▶ [AIM]: All of the material should be reproduced exactly, with pictures left out.

▶ [DATA]:
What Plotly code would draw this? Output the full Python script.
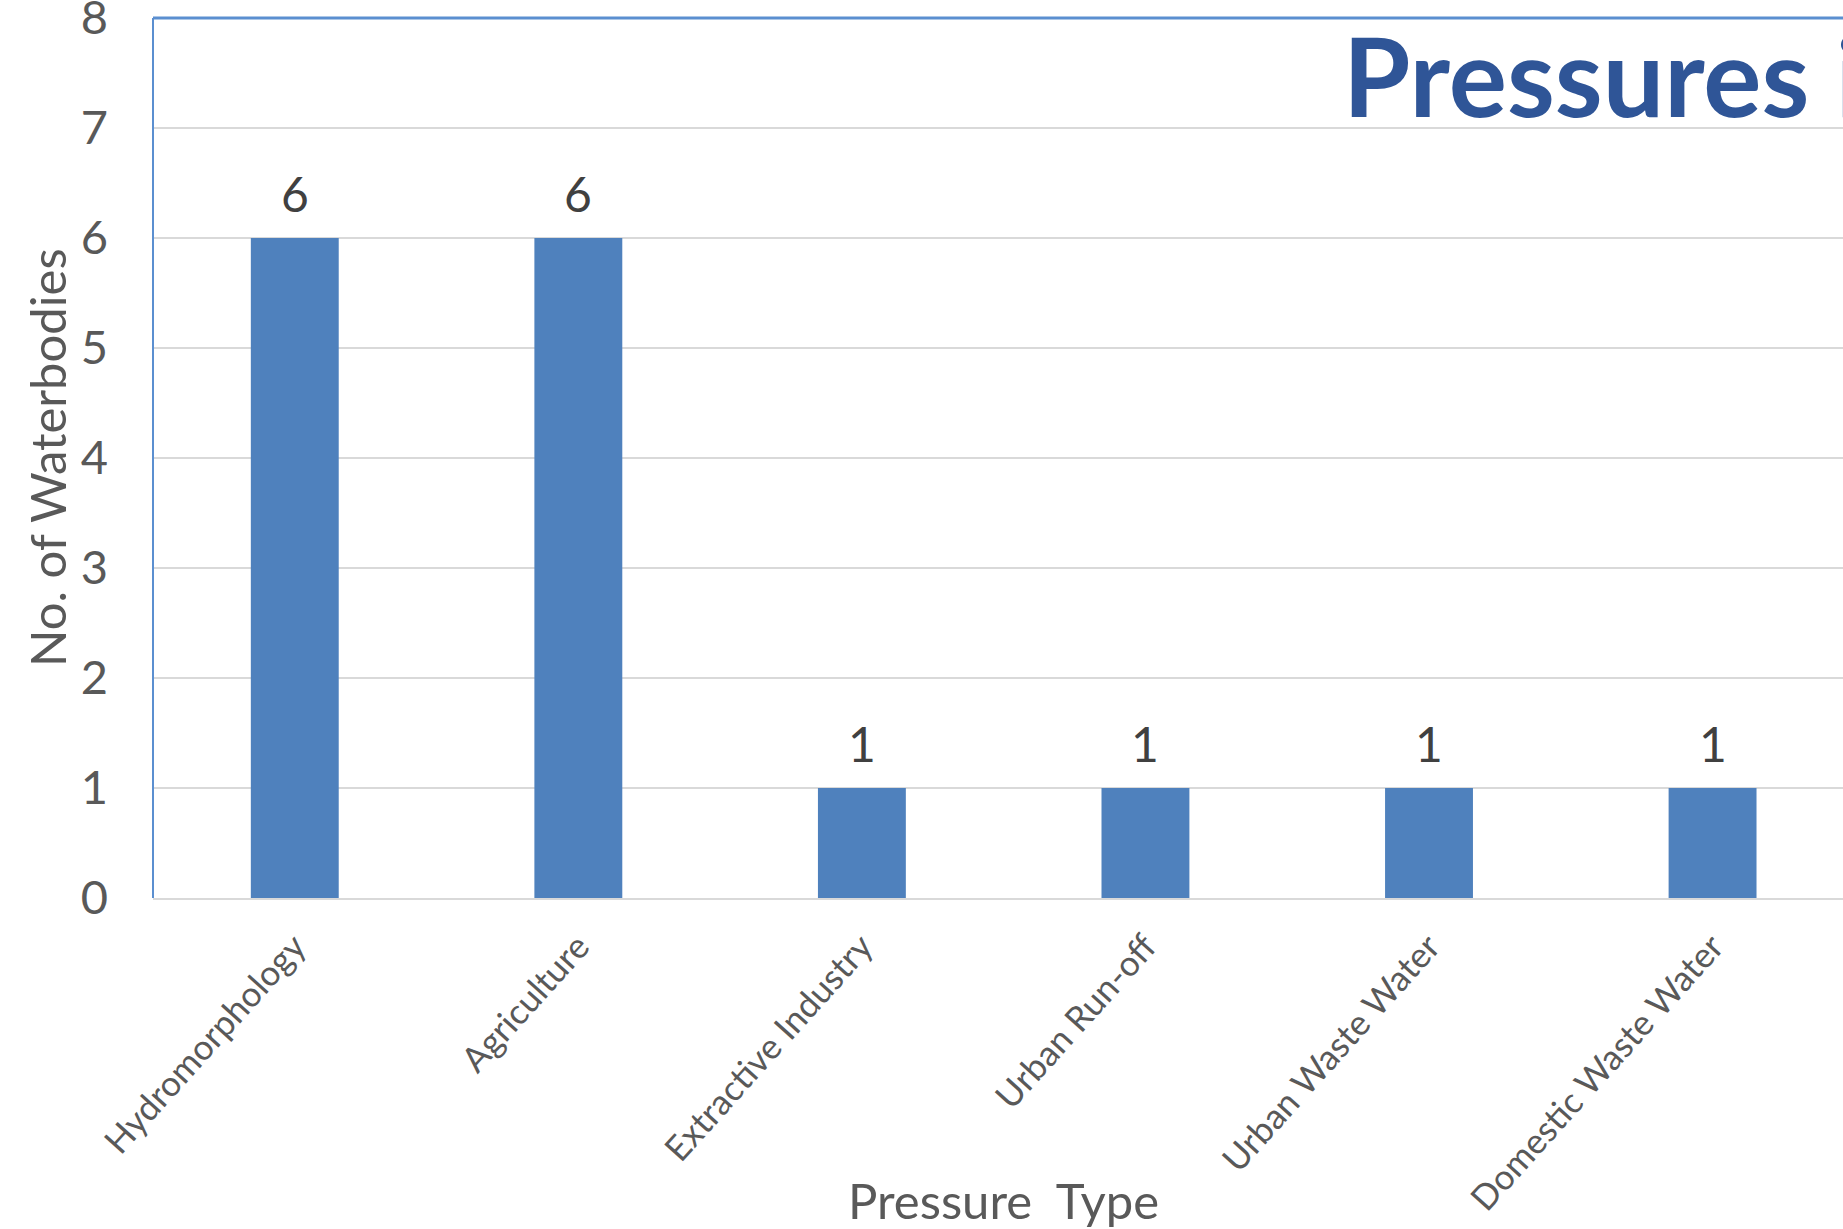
import plotly.graph_objects as go

categories = ["Hydromorphology", "Agriculture", "Extractive Industry",
              "Urban Run-off", "Urban Waste Water", "Domestic Waste Water"]
values = [6, 6, 1, 1, 1, 1]
y_ticks = [0, 1, 2, 3, 4, 5, 6, 7, 8]

BAR = "#4F81BD"
GRID = "#D9D9D9"
TXT = "#595959"
FONT = "Lato, Carlito, Calibri, sans-serif"

W, H = 1843, 1229
L, T, B = 153, 18, 331
PW, PH = W - L, H - T - B

fig = go.Figure(go.Bar(
    x=categories, y=values,
    marker=dict(color=BAR, line=dict(width=0)),
    width=0.31,
))

label_anns = [
    dict(x=c, y=v, xref="x", yref="y", text=str(v), showarrow=False,
         xanchor="center", yanchor="bottom", yshift=14,
         font=dict(size=48, color="#404040", family=FONT))
    for c, v in zip(categories, values)
]

fig.update_layout(
    width=W, height=H,
    margin=dict(l=L, r=0, t=T, b=B),
    plot_bgcolor="white", paper_bgcolor="white",
    showlegend=False,
    font=dict(family=FONT, color=TXT),
    xaxis=dict(
        range=[-0.5, 5.46], tickangle=-48, automargin=False,
        tickfont=dict(size=35, color=TXT, family=FONT),
        showgrid=False, showline=True, linecolor=GRID, linewidth=2,
        ticks="", ticklabelstandoff=12,
    ),
    yaxis=dict(
        range=[0, 8], tickvals=y_ticks, automargin=False,
        tickfont=dict(size=47, color=TXT, family=FONT),
        showgrid=True, gridcolor=GRID, gridwidth=2,
        zeroline=False, showline=False, ticks="", ticklabelstandoff=44,
        ticklabeloverflow="allow",
    ),
    shapes=[
        dict(type="line", xref="paper", yref="paper", x0=0, x1=0, y0=0, y1=1,
             line=dict(color="#5B8FD0", width=2)),
        dict(type="line", xref="paper", yref="paper", x0=0, x1=1, y0=1, y1=1,
             line=dict(color="#5B8FD0", width=3)),
    ],
    annotations=label_anns + [
        dict(text="<b>Pressures i</b>", xref="paper", yref="y", x=0.703, y=7.49,
             xanchor="left", yanchor="middle", showarrow=False,
             font=dict(size=109, color="#2F5597", family=FONT)),
        dict(text="No. of Waterbodies", xref="paper", yref="paper",
             x=(47 - L) / PW, y=0.5, textangle=-90,
             xanchor="center", yanchor="middle", showarrow=False,
             font=dict(size=49, color=TXT, family=FONT)),
        dict(text="Pressure\u00a0 Type", xref="paper", yref="paper",
             x=(1003 - L) / PW, y=-(1200 - (T + PH)) / PH,
             xanchor="center", yanchor="middle", showarrow=False,
             font=dict(size=49, color=TXT, family=FONT)),
    ],
)

fig.write_html("out.html", config={"displayModeBar": False},
               post_script="document.body.style.margin='0';")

▶ [RESPONSE]:
What Plotly code would draw this? Output the full Python script.
import plotly.graph_objects as go

categories = ["Hydromorphology", "Agriculture", "Extractive Industry",
              "Urban Run-off", "Urban Waste Water", "Domestic Waste Water"]
values = [6, 6, 1, 1, 1, 1]
y_ticks = [0, 1, 2, 3, 4, 5, 6, 7, 8]

BAR = "#4F81BD"
GRID = "#D9D9D9"
TXT = "#595959"
FONT = "Lato, Carlito, Calibri, sans-serif"

W, H = 1843, 1229
L, T, B = 153, 18, 331
PW, PH = W - L, H - T - B

fig = go.Figure(go.Bar(
    x=categories, y=values,
    marker=dict(color=BAR, line=dict(width=0)),
    width=0.31,
))

label_anns = [
    dict(x=c, y=v, xref="x", yref="y", text=str(v), showarrow=False,
         xanchor="center", yanchor="bottom", yshift=14,
         font=dict(size=48, color="#404040", family=FONT))
    for c, v in zip(categories, values)
]

fig.update_layout(
    width=W, height=H,
    margin=dict(l=L, r=0, t=T, b=B),
    plot_bgcolor="white", paper_bgcolor="white",
    showlegend=False,
    font=dict(family=FONT, color=TXT),
    xaxis=dict(
        range=[-0.5, 5.46], tickangle=-48, automargin=False,
        tickfont=dict(size=35, color=TXT, family=FONT),
        showgrid=False, showline=True, linecolor=GRID, linewidth=2,
        ticks="", ticklabelstandoff=12,
    ),
    yaxis=dict(
        range=[0, 8], tickvals=y_ticks, automargin=False,
        tickfont=dict(size=47, color=TXT, family=FONT),
        showgrid=True, gridcolor=GRID, gridwidth=2,
        zeroline=False, showline=False, ticks="", ticklabelstandoff=44,
        ticklabeloverflow="allow",
    ),
    shapes=[
        dict(type="line", xref="paper", yref="paper", x0=0, x1=0, y0=0, y1=1,
             line=dict(color="#5B8FD0", width=2)),
        dict(type="line", xref="paper", yref="paper", x0=0, x1=1, y0=1, y1=1,
             line=dict(color="#5B8FD0", width=3)),
    ],
    annotations=label_anns + [
        dict(text="<b>Pressures i</b>", xref="paper", yref="y", x=0.703, y=7.49,
             xanchor="left", yanchor="middle", showarrow=False,
             font=dict(size=109, color="#2F5597", family=FONT)),
        dict(text="No. of Waterbodies", xref="paper", yref="paper",
             x=(47 - L) / PW, y=0.5, textangle=-90,
             xanchor="center", yanchor="middle", showarrow=False,
             font=dict(size=49, color=TXT, family=FONT)),
        dict(text="Pressure\u00a0 Type", xref="paper", yref="paper",
             x=(1003 - L) / PW, y=-(1200 - (T + PH)) / PH,
             xanchor="center", yanchor="middle", showarrow=False,
             font=dict(size=49, color=TXT, family=FONT)),
    ],
)

fig.write_html("out.html", config={"displayModeBar": False},
               post_script="document.body.style.margin='0';")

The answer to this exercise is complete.